August 11, 2015
Since announcing his candidacy on May 26, Sanders hasn’t been afraid to embody the ‘grumpy old man’ persona. But, while other candidates have floundered with a negative tone, Sanders is polling better than ever. So, is Sanders really negative, or is his demeanor masking positive calls for change? A look at his recent statements helps answer that question:
“The answer to unemployment and poverty is not and cannot be the mass incarceration of young African Americans. It's time to bring hope and economic opportunity to communities across the country.” Sanders Senate website, 6/8/2015
- At first glance, this statement reads like an uncommonly angry call for criminal justice reform, especially when spoken in Sanders’ thick Brooklyn accent. But upon further investigation, Sanders explanation of reform is based on the same idea touted by many other presidential candidates: the need for change. Although said in the definitively unapologetic Bernie style, this statement isn’t radical or revolutionary, but rather offers a new spin on a common topic.
“This campaign is not about me. It is not about Hillary Clinton or any other candidate. This campaign is about you, your kids and your parents. It is about creating a political movement of millions of people who stand up and loudly proclaim that this nation belongs to all of us and not just a handful of billionaires.” Sanders campaign website, 6/21/2015
- A major campaign topic for Sanders has been calling for a political revolution by getting money out of politics and focusing on the people. Despite framing these calls with negative facts, ultimately there is an underlying positive tone about potential change and a brighter future. Sanders is known for his extreme language, but these calls and his tone are merely a reimagination of Ron Paul’s popular grassroots ReLOVEution.
“What this campaign is about is creating a political revolution in America — a revolution which takes on the greed of Wall Street and corporate America. This is a rigged economy and, brothers and sisters, we are going to change that. ... The greed of corporate America and the billionaire class has got to end, and we are going to end it for them.” Journal Sentinel, 7/1/2015
- With a gruff demeanor and negative words, this message could easily be interpreted as an angry socialist yelling about Wall Street. However, Sanders’ use of personal words calls for a reinterpretation.
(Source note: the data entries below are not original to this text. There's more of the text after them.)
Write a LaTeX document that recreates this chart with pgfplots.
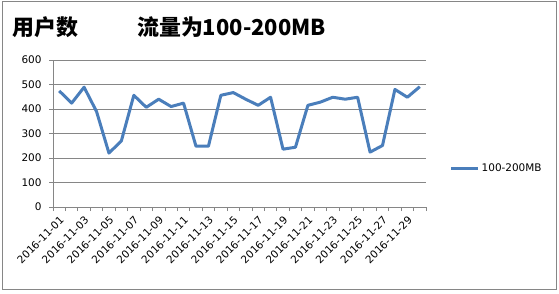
\documentclass[border=0pt]{standalone}
\usepackage{fontspec}
\usepackage{pgfplots}
\pgfplotsset{compat=1.18}
\setmainfont{DejaVu Sans}
\newfontfamily\cjk{Noto Sans CJK SC}
\definecolor{ser}{HTML}{4A7EBB}
\definecolor{gridc}{HTML}{868686}
\begin{document}
\begin{tikzpicture}[x=1bp,y=1bp]
\useasboundingbox (0,0) rectangle (559,293);
\draw[gridc, line width=0.8bp] (2.7,3.5) rectangle (556,292);
\node[anchor=base west, inner sep=0, font=\cjk\bfseries\fontsize{22}{24}\selectfont] at (12,258) {用户数};
\node[anchor=base west, inner sep=0, font=\cjk\bfseries\fontsize{22}{24}\selectfont] at (137,258) {流量为100-200MB};
\begin{axis}[
  at={(53bp,86bp)}, anchor=south west,
  scale only axis, width=373bp, height=147bp,
  xmin=0.5, xmax=30.5, ymin=0, ymax=600,
  ytick={0,100,...,600},
  xtick={0.5,1.5,...,30.5}, xticklabels={},
  extra x ticks={1,3,...,29},
  extra x tick labels={2016-11-01,2016-11-03,2016-11-05,2016-11-07,2016-11-09,2016-11-11,2016-11-13,2016-11-15,2016-11-17,2016-11-19,2016-11-21,2016-11-23,2016-11-25,2016-11-27,2016-11-29},
  extra x tick style={major tick length=0pt, grid=none},
  xticklabel style={rotate=45, anchor=east, inner sep=0pt, xshift=-6bp, yshift=-10bp},
  yticklabel style={xshift=-4bp},
  axis x line*=bottom, axis y line*=left,
  axis line style={gridc, line width=0.8bp, -},
  ymajorgrids, major grid style={gridc, line width=0.8bp},
  tick style={gridc, line width=0.8bp},
  major tick length=4bp,
  xtick align=outside, ytick align=outside,
  ticklabel style={font=\fontsize{10.5}{12}\selectfont, text=black},
  /pgf/number format/assume math mode=true,
  legend style={at={(axis description cs:1.063,0.265)}, anchor=west, draw=none, fill=none, font=\fontsize{10.5}{12}\selectfont, inner sep=0pt},
  legend image code/.code={\draw[#1] (0bp,0bp) -- (27bp,0bp);},
]
\addplot[ser, line width=3bp, line join=round] coordinates {
(1,474) (2,424) (3,489) (4,390) (5,220) (6,270) (7,456) (8,407) (9,440) (10,410)
(11,424) (12,248) (13,248) (14,456) (15,467) (16,440) (17,415) (18,448) (19,236) (20,244)
(21,415) (22,428) (23,448) (24,440) (25,448) (26,224) (27,251) (28,480) (29,448) (30,491)
};
\addlegendentry{100-200MB}
\end{axis}
\end{tikzpicture}
\end{document}
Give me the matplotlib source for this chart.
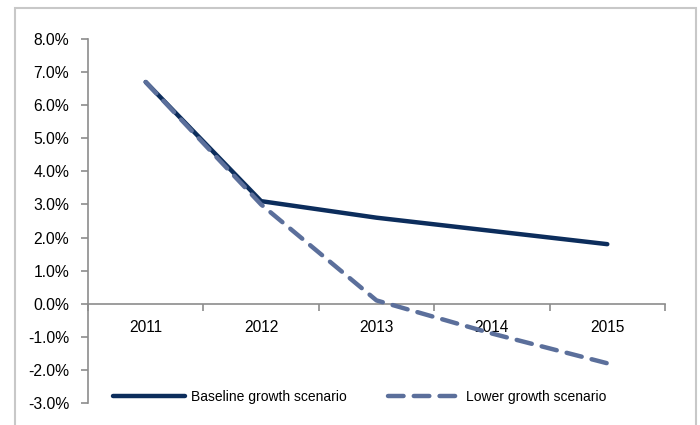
import matplotlib
matplotlib.use("Agg")
import matplotlib.pyplot as plt
from matplotlib.patches import Rectangle
from matplotlib.ticker import FixedLocator, FuncFormatter

plt.rcParams['font.family'] = ['Liberation Sans', 'DejaVu Sans']

years = ["2011", "2012", "2013", "2014", "2015"]
baseline = [6.7, 3.1, 2.6, 2.2, 1.8]
lower = [6.7, 3.0, 0.1, -0.9, -1.8]
yticks = [-3, -2, -1, 0, 1, 2, 3, 4, 5, 6, 7, 8]

c_base = "#0c2d5c"
c_low = "#5b6f9b"
c_axis = "#8c8c8c"

fig = plt.figure(figsize=(7, 4.25), dpi=100)
W, H = 700, 425
ax = fig.add_axes([88 / W, 1 - 403 / H, (665 - 88) / W, (403 - 39) / H])

x = list(range(len(years)))
ax.plot(x, baseline, color=c_base, lw=3.2, solid_capstyle='round',
        label="Baseline growth scenario", zorder=3)
ax.plot(x, lower, color=c_low, lw=3.2, dashes=(3.5, 2.3), dash_capstyle='round',
        label="Lower growth scenario", zorder=4)

ax.set_xlim(-0.5, len(years) - 0.5)
ax.set_ylim(-3, 8)

for s in ['top', 'right']:
    ax.spines[s].set_visible(False)
ax.spines['bottom'].set_position(('data', 0))
ax.spines['bottom'].set_color(c_axis)
ax.spines['left'].set_color(c_axis)
ax.spines['bottom'].set_linewidth(1.2)
ax.spines['left'].set_linewidth(1.2)

ax.yaxis.set_major_locator(FixedLocator(yticks))
ax.yaxis.set_major_formatter(FuncFormatter(lambda v, p: f"{v:.1f}%"))
ax.tick_params(axis='y', direction='out', length=5, width=1.2, color=c_axis,
               labelsize=11.3, pad=8.5, labelcolor='#000000')

ax.xaxis.set_major_locator(FixedLocator([i - 0.5 for i in range(len(years) + 1)]))
ax.xaxis.set_major_formatter(FuncFormatter(lambda v, p: ""))
ax.xaxis.set_minor_locator(FixedLocator(x))
ax.set_xticklabels(years, minor=True)
ax.tick_params(axis='x', which='major', direction='out', length=5, width=1.2, color=c_axis)
ax.tick_params(axis='x', which='minor', length=0, labelsize=11.2, pad=12)

fig.legend(loc='center left', bbox_to_anchor=(113 / W, 1 - 397 / H), ncol=2,
           frameon=False, fontsize=10, handlelength=5.2, handletextpad=0.45,
           columnspacing=2.9, borderpad=0, borderaxespad=0)

fig.patches.append(Rectangle((15 / W, -0.1), (696 - 15) / W, 1.1 - 8 / H,
                             transform=fig.transFigure, fill=False,
                             edgecolor='#c8c8c8', lw=1.5))

fig.savefig("out.png", dpi=100)
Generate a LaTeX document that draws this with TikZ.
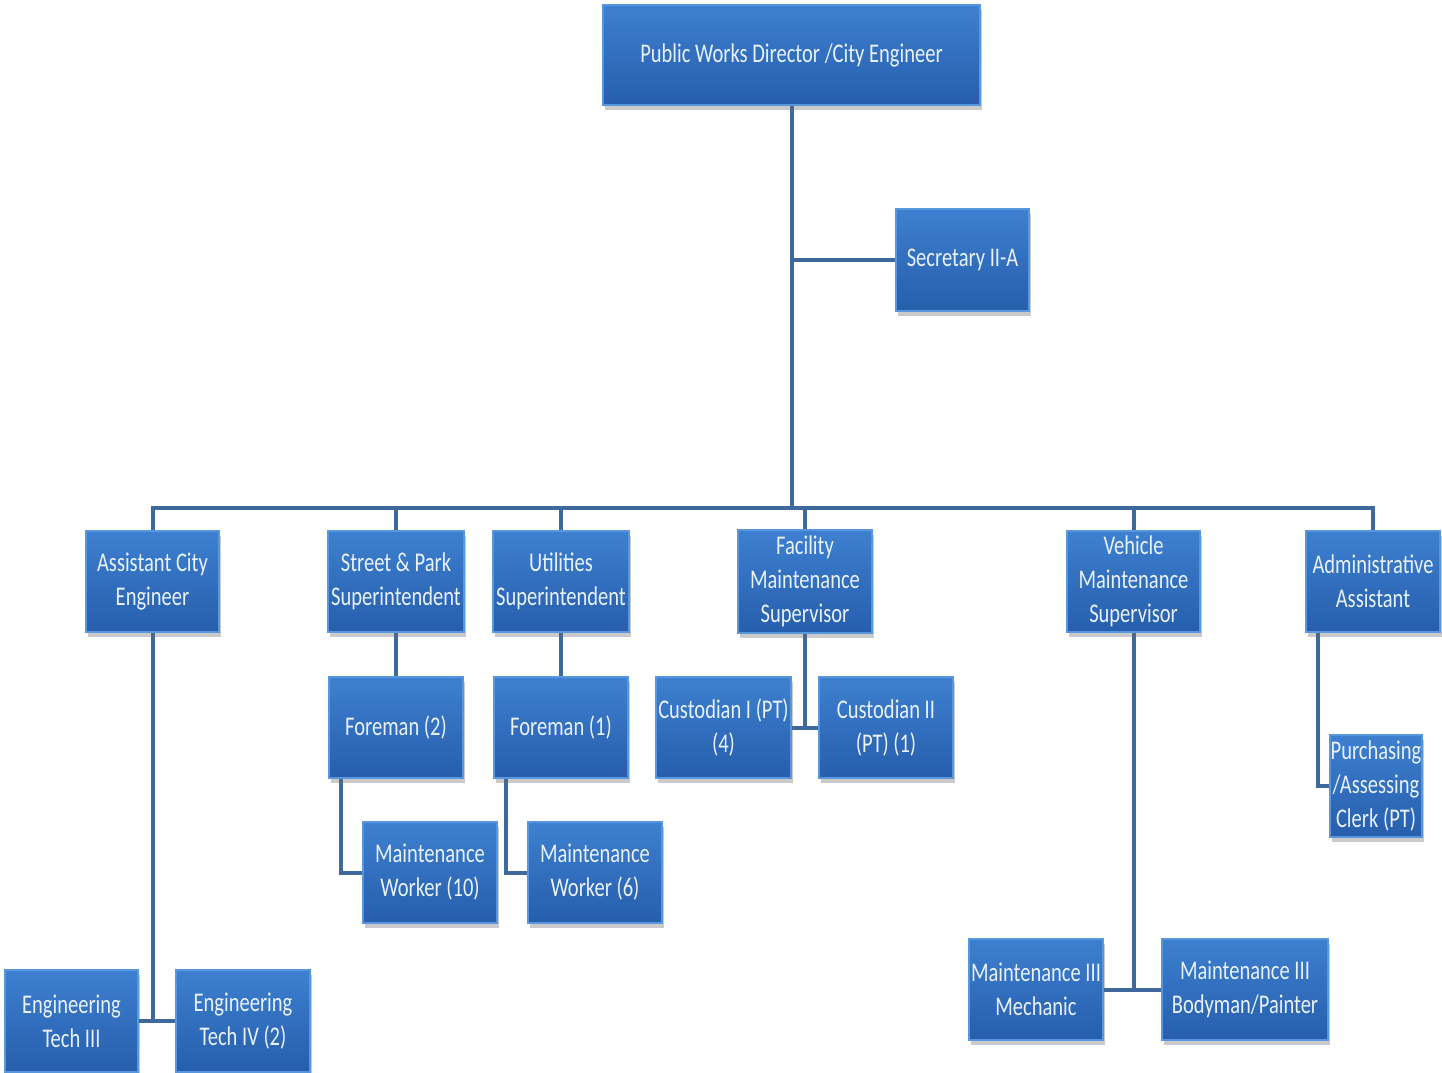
\documentclass[tikz,border=0pt]{standalone}
\usepackage{fontspec}
\setmainfont{Carlito}[FakeStretch=0.76]
\usetikzlibrary{shadows,backgrounds}
\definecolor{boxtop}{RGB}{62,128,208}
\definecolor{boxbot}{RGB}{38,94,172}
\definecolor{boxedge}{RGB}{88,150,222}
\definecolor{linec}{RGB}{63,104,156}
\definecolor{txt}{RGB}{232,242,252}
\tikzset{
  pxunits/.style={x=1pt,y=-1pt},
  box/.style={rectangle, inner sep=0pt, align=center,
    top color=boxtop, bottom color=boxbot, draw=boxedge, line width=1.5pt,
    text=txt, font=\fontsize{27}{34}\selectfont,
    drop shadow={shadow xshift=2pt, shadow yshift=-5pt, opacity=0.35, fill=black!60},
    minimum height=101pt},
  conn/.style={draw=linec, line width=4pt}
}
\begin{document}
\begin{tikzpicture}[pxunits]
\useasboundingbox (0,0) rectangle (1442,1072);
\node[box, minimum width=377pt, minimum height=100pt] (dir) at (791.5,55) {Public Works Director /City Engineer};
\node[box, minimum width=133pt, minimum height=102pt] (sec) at (962.5,260) {Secretary II-A};
\coordinate (bus) at (791.5,508);

\node[box, minimum width=133pt] (ace) at (152.5,581.5) {Assistant City\\Engineer};
\node[box, minimum width=136pt] (sp) at (396,581.5) {Street \& Park\\Superintendent};
\node[box, minimum width=136pt] (ut) at (561,581.5) {Utilities\\Superintendent};
\node[box, minimum width=134pt, minimum height=103pt] (fac) at (805,581.5) {Facility\\Maintenance\\Supervisor};
\node[box, minimum width=133pt] (veh) at (1133.5,581.5) {Vehicle\\Maintenance\\Supervisor};
\node[box, minimum width=134pt] (adm) at (1373,581.5) {Administrative\\Assistant};

\node[box, minimum width=134pt] (f2) at (396,727.5) {Foreman (2)};
\node[box, minimum width=134pt] (f1) at (561,727.5) {Foreman (1)};
\node[box, minimum width=134pt] (mw10) at (430,872.5) {Maintenance\\Worker (10)};
\node[box, minimum width=134pt] (mw6) at (595,872.5) {Maintenance\\Worker (6)};
\node[box, minimum width=135pt] (c1) at (723.5,727.5) {Custodian I (PT)\\(4)};
\node[box, minimum width=134pt] (c2) at (886,727.5) {Custodian II\\(PT) (1)};
\node[box, minimum width=92pt, minimum height=102pt] (clerk) at (1376,786) {Purchasing\\/Assessing\\Clerk (PT)};
\node[box, minimum width=134pt] (mech) at (1036,989.5) {Maintenance III\\Mechanic};
\node[box, minimum width=166pt] (body) at (1245,989.5) {Maintenance III\\Bodyman/Painter};
\node[box, minimum width=133pt, minimum height=102pt] (et3) at (71.5,1021) {Engineering\\Tech III};
\node[box, minimum width=134pt, minimum height=102pt] (et4) at (243,1021) {Engineering\\Tech IV (2)};

\begin{scope}[on background layer]
\draw[conn] (dir.south) -- (bus);
\draw[conn] (sec.west) -- (sec.west -| dir.south);
\foreach \n in {ace,sp,ut,fac,veh,adm} {\draw[conn] (\n.north) |- (bus);}
\draw[conn] (sp.south) -- (f2.north);
\draw[conn] (ut.south) -- (f1.north);
\draw[conn] ([xshift=13pt]f2.south west) |- (mw10.west);
\draw[conn] ([xshift=13pt]f1.south west) |- (mw6.west);
\draw[conn] (fac.south) -- (fac.south |- c1.east);
\draw[conn] (c1.east) -- (c2.west);
\draw[conn] ([xshift=13pt]adm.south west) |- (clerk.west);
\draw[conn] (veh.south) -- (veh.south |- mech.east);
\draw[conn] (mech.east) -- (body.west);
\draw[conn] (ace.south) -- (ace.south |- et3.east);
\draw[conn] (et3.east) -- (et4.west);
\end{scope}
\end{tikzpicture}
\end{document}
By using “we” and “brothers and sisters,” he brings himself into the fight for a better America, forming a more authentic and personal message. Statements like this one reinforce the idea that, even though Sanders is markedly the grumpiest politician, his ideas are just as inspirational as his opponents.
Michael Maslansky recently analyzed how the Republican candidates were using messaging strategy, finding that Rubio was the only candidate to use a proven strategy. Rubio’s positive outlook on the future is reflected in Sanders’ realistic outlook on the present and the need for a massive political.